Instructions to follow: The lines to print start at the one containing "Output the web" and end at the one containing "const rtl = s => '\u202B' + s + '\u202C';"; print them exactly, ends included, and only them.

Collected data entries
+++++
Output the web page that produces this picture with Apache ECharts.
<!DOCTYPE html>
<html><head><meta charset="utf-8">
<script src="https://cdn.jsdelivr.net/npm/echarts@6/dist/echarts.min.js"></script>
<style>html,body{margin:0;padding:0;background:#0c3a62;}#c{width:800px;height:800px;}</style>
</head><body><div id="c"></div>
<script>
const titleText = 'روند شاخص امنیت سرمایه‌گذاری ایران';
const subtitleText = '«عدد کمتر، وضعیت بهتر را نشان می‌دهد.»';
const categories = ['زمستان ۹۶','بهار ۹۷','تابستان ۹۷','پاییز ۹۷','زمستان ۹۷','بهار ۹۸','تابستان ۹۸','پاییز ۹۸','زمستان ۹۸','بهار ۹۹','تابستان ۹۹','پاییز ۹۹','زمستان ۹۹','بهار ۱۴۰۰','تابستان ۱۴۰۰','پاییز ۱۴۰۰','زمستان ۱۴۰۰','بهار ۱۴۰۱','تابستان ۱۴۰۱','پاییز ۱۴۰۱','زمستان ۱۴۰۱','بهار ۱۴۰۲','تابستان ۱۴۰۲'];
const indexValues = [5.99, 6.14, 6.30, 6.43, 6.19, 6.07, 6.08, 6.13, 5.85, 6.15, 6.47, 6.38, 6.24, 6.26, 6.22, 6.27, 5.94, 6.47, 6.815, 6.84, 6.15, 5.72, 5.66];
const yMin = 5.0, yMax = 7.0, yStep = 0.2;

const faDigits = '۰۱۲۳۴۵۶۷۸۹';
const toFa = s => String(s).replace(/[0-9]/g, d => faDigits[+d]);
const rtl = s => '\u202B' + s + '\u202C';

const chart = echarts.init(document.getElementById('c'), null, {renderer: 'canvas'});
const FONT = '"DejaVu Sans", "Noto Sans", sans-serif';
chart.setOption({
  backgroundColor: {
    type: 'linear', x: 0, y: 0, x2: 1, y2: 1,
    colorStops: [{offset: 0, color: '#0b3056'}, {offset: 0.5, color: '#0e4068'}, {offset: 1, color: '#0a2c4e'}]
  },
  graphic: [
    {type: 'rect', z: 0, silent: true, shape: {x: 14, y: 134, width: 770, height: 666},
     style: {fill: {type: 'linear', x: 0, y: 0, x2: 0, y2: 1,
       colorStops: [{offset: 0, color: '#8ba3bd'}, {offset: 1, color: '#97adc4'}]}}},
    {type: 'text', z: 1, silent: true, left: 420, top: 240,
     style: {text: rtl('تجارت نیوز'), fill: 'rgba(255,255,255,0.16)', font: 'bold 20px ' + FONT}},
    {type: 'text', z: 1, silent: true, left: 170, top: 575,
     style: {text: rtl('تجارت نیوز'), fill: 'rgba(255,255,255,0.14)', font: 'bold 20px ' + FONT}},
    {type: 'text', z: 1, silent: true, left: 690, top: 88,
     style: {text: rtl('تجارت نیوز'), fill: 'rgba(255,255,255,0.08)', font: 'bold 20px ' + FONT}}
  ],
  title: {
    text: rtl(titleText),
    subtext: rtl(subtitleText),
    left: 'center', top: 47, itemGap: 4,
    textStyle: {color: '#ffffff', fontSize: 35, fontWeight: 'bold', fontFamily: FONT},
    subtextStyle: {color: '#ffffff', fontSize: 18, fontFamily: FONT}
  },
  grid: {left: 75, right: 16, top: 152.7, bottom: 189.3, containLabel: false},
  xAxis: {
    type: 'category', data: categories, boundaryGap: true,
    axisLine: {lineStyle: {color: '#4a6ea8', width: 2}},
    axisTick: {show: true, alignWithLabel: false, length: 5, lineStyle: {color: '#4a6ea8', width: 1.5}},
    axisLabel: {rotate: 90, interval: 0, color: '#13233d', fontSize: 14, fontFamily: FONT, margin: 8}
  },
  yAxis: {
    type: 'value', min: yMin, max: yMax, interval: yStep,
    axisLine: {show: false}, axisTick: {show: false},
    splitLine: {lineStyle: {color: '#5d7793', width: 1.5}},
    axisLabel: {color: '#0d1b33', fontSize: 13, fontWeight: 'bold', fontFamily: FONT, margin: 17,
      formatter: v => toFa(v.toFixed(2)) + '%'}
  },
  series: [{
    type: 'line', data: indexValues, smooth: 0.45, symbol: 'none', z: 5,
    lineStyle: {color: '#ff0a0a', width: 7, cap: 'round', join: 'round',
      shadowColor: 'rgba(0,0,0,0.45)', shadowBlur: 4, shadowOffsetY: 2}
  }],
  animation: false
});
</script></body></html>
+++++
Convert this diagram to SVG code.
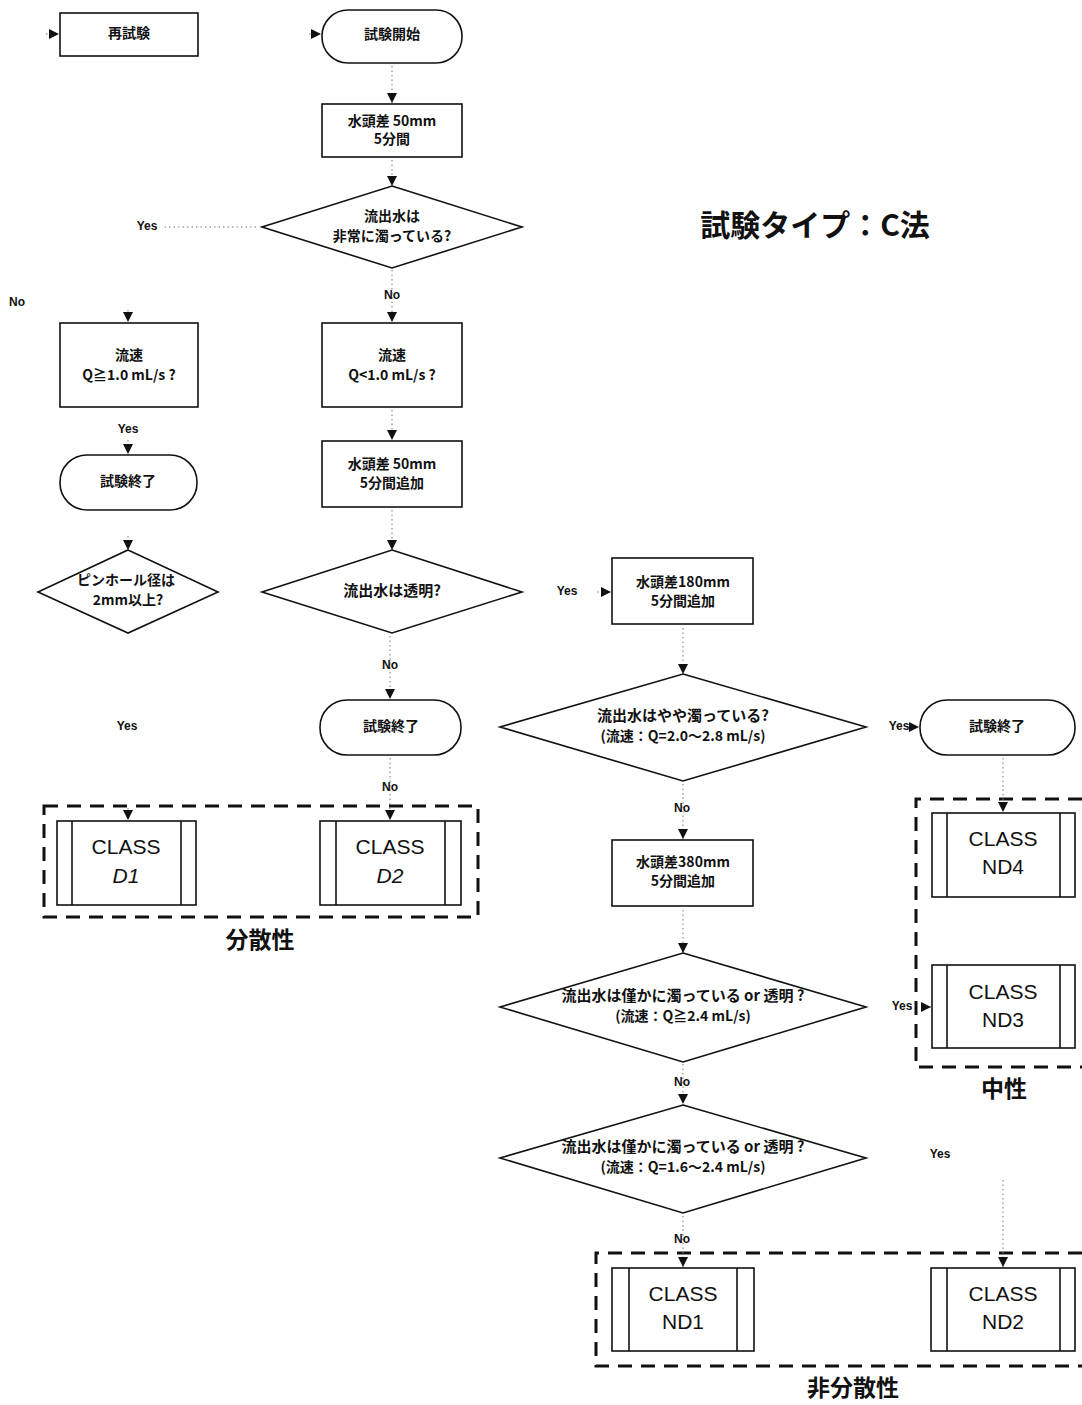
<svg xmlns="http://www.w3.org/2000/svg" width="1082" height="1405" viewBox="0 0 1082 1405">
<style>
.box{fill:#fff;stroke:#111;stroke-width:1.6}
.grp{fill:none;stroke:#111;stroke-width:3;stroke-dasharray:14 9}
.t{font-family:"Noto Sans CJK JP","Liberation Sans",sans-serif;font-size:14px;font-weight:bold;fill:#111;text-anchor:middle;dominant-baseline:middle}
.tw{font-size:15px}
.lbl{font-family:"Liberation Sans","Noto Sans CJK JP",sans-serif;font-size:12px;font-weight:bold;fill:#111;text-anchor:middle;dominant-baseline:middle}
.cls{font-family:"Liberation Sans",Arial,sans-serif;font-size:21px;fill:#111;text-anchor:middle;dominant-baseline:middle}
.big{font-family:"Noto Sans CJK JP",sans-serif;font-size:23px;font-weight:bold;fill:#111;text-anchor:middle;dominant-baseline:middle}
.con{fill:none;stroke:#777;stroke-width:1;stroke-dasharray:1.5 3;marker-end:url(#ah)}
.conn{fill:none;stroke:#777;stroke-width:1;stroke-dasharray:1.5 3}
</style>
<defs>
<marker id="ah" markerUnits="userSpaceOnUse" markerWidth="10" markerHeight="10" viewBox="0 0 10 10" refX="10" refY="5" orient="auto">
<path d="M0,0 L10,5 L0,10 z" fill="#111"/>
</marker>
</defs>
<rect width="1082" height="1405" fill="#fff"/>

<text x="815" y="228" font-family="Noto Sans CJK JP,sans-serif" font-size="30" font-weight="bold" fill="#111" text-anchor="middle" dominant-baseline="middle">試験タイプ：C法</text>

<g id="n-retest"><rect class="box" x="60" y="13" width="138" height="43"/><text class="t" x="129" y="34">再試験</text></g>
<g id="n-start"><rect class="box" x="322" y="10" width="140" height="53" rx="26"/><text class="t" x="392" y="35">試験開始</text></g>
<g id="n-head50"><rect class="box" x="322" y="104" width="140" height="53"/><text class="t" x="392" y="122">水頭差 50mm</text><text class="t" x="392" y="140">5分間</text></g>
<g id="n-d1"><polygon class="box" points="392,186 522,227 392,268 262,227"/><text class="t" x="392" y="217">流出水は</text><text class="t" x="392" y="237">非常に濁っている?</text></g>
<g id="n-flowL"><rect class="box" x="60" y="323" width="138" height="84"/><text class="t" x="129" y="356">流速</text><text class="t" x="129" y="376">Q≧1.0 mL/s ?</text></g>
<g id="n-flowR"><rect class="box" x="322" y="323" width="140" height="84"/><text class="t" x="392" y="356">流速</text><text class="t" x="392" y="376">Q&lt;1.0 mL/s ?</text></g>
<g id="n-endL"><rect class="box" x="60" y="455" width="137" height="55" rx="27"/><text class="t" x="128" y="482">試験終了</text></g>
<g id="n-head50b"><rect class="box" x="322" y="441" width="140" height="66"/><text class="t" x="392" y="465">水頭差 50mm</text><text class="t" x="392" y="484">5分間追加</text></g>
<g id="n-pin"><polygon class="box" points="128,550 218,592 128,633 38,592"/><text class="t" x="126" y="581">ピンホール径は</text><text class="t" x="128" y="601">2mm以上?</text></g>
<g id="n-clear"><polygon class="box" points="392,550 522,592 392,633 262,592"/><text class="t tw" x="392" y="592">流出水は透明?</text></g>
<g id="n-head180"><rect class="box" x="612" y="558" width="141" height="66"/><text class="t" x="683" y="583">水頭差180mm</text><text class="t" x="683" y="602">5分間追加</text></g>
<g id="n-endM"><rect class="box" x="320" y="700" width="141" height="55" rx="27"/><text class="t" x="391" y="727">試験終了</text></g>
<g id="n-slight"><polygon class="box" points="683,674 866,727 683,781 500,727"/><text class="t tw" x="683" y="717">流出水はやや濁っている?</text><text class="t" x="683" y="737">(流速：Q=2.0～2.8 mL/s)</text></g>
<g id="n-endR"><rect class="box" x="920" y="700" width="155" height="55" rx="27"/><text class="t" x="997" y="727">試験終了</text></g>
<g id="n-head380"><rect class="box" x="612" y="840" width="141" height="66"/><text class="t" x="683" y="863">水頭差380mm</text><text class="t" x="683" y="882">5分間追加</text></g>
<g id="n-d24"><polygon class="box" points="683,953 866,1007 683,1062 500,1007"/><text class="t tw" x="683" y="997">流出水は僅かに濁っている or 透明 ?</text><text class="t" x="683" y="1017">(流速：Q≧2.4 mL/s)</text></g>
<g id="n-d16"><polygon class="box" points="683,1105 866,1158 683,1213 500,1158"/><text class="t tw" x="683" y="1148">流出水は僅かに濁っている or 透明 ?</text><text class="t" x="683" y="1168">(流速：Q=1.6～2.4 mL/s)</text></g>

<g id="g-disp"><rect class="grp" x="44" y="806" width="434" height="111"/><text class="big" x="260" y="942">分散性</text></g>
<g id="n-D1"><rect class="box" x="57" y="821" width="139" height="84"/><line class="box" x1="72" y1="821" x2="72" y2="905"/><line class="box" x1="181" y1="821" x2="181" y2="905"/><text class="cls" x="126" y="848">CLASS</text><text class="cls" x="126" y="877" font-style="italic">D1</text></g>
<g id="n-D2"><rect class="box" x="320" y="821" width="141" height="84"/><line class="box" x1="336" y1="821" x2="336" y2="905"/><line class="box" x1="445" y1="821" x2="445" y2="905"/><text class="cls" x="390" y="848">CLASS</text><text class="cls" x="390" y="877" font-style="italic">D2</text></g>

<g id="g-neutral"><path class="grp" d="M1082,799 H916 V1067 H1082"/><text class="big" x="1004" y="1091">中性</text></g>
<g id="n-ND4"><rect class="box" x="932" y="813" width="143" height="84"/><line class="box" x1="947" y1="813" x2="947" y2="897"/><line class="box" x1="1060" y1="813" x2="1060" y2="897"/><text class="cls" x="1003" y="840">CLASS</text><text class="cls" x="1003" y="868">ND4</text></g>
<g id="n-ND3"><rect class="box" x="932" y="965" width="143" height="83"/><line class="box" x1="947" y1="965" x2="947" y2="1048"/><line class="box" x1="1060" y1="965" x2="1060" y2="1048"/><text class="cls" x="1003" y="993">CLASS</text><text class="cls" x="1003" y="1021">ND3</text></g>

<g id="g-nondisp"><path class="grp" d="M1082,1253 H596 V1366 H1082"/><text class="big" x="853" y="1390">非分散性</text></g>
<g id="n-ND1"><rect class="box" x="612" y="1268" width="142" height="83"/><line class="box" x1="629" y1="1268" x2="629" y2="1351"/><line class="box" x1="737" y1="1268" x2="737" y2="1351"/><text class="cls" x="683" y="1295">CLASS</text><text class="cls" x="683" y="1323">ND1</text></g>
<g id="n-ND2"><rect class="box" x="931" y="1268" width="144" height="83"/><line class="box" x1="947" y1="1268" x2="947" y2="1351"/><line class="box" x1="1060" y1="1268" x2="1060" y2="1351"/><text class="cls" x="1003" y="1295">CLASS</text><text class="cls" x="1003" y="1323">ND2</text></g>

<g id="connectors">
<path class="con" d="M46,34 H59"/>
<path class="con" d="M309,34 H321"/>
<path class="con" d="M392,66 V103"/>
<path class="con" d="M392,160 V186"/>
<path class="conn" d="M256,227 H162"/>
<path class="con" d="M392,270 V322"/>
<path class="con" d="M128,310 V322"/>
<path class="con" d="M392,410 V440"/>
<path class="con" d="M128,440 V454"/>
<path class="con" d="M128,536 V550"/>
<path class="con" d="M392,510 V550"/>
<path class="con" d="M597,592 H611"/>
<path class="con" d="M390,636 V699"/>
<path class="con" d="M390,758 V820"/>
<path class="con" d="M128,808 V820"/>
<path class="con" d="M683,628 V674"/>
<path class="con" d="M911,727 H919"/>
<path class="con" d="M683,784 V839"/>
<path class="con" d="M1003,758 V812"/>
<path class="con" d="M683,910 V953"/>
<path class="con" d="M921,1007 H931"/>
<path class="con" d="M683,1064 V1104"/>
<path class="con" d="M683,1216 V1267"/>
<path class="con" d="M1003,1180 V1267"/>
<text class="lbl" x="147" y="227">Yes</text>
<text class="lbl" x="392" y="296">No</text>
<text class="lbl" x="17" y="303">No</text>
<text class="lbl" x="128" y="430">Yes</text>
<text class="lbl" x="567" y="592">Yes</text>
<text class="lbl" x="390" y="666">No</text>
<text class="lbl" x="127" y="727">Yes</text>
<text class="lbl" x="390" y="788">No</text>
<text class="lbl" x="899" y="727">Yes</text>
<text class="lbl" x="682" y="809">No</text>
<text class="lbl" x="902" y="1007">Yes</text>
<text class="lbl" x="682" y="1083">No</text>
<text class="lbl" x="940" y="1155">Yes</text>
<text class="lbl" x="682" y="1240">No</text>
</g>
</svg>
+++++
Correct response:
Output the web page that produces this picture with Apache ECharts.
<!DOCTYPE html>
<html><head><meta charset="utf-8">
<script src="https://cdn.jsdelivr.net/npm/echarts@6/dist/echarts.min.js"></script>
<style>html,body{margin:0;padding:0;background:#0c3a62;}#c{width:800px;height:800px;}</style>
</head><body><div id="c"></div>
<script>
const titleText = 'روند شاخص امنیت سرمایه‌گذاری ایران';
const subtitleText = '«عدد کمتر، وضعیت بهتر را نشان می‌دهد.»';
const categories = ['زمستان ۹۶','بهار ۹۷','تابستان ۹۷','پاییز ۹۷','زمستان ۹۷','بهار ۹۸','تابستان ۹۸','پاییز ۹۸','زمستان ۹۸','بهار ۹۹','تابستان ۹۹','پاییز ۹۹','زمستان ۹۹','بهار ۱۴۰۰','تابستان ۱۴۰۰','پاییز ۱۴۰۰','زمستان ۱۴۰۰','بهار ۱۴۰۱','تابستان ۱۴۰۱','پاییز ۱۴۰۱','زمستان ۱۴۰۱','بهار ۱۴۰۲','تابستان ۱۴۰۲'];
const indexValues = [5.99, 6.14, 6.30, 6.43, 6.19, 6.07, 6.08, 6.13, 5.85, 6.15, 6.47, 6.38, 6.24, 6.26, 6.22, 6.27, 5.94, 6.47, 6.815, 6.84, 6.15, 5.72, 5.66];
const yMin = 5.0, yMax = 7.0, yStep = 0.2;

const faDigits = '۰۱۲۳۴۵۶۷۸۹';
const toFa = s => String(s).replace(/[0-9]/g, d => faDigits[+d]);
const rtl = s => '\u202B' + s + '\u202C';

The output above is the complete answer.